Story of an… Eye Mechanic

Years of puttering with his grandpa’s tools gave R.T. Hoffman the know-how to keep the Orlando Eye spinning.

R.T. Hoffman

Roberto Gonzalez

His answer to childhood boredom. A lifelong Floridian, Hoffman and his grandparents lived near Ocala National Forest. “We lived out in the woods for 14 or 15 years of my life. There wasn’t a lot to keep me busy but my grandpa’s toolshed. I have been fluent in the use of power tools since I was 12.” Hoffman later used his skills to help his grandparents flip houses.

Don’t let him near your jigsaw puzzle. “I love to take stuff apart. I always took LEGOs apart. I took the remote apart. My grandparents would go to the store or whatever, and they’d leave me there, and the TV would be on the floor in a bunch of pieces.”

If you rebuild it, it will run. “My crowning achievement was at age 15. I swapped out an engine by myself. It was an Isuzu Rodeo. My grandma drove it till it blew up. My grandpa was like, ‘If you fix it, you can drive it.’ I got the manual. I read my way through it and fixed [the car].”

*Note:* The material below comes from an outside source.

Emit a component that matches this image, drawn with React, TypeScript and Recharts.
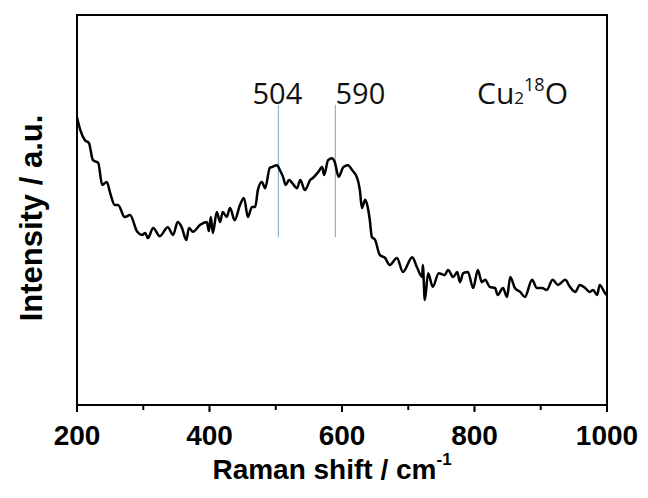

He started as a ride operator. Hoffman was working at Old Town in Kissimmee when he took note of the techs who would come by to fix stuff. “I thought, ‘That looks a little more fun than this.’ ” When the lead engineer was out with an injury, Hoffman told the general manager, “You know, I’m really good with mechanical things.” 

Moving up—like, really. When the lead engineer returned to work, he took Hoffman under his wing. “That same boss who taught me about rides is actually my current boss here at the Eye, George Rohrig.” Hoffman, a team supervisor, began working at the Coca-Cola Orlando Eye as an engineering technician shortly before the attraction’s opening in the spring of 2015. 

Flashbacks of that Isuzu. Physics, circuitry, software and, yes, car mechanics all come into play in servicing and maintaining the 400-foot-tall, 30-capsule attraction. “You really do have to understand a little bit of everything. There’s actually a clutch system to keep the leveling motor from locking up completely. It’s the same thing in your car. That same clutch system is on the capsule to prevent it from ever flying upside down.”

Moving up the ladder. Every day Hoffman and his team climb the 248-foot ladder to inspect the ride. He also gets to go up in a single-person spider basket. “To get into the structure, sometimes you have to swing it so you can actually grab onto something. I send my wife videos. She hates me for it,” he laughs.

I made that. In his free time, Hoffman enjoys—surprise—making and fixing things. His proudest achievement? “I don’t want to sound all mushy, but it was holding my kid for the first time. He’s my absolute world.” As for the Eye: “That’s my second kid. It’s a big kid. It’s an absolute brat, though.”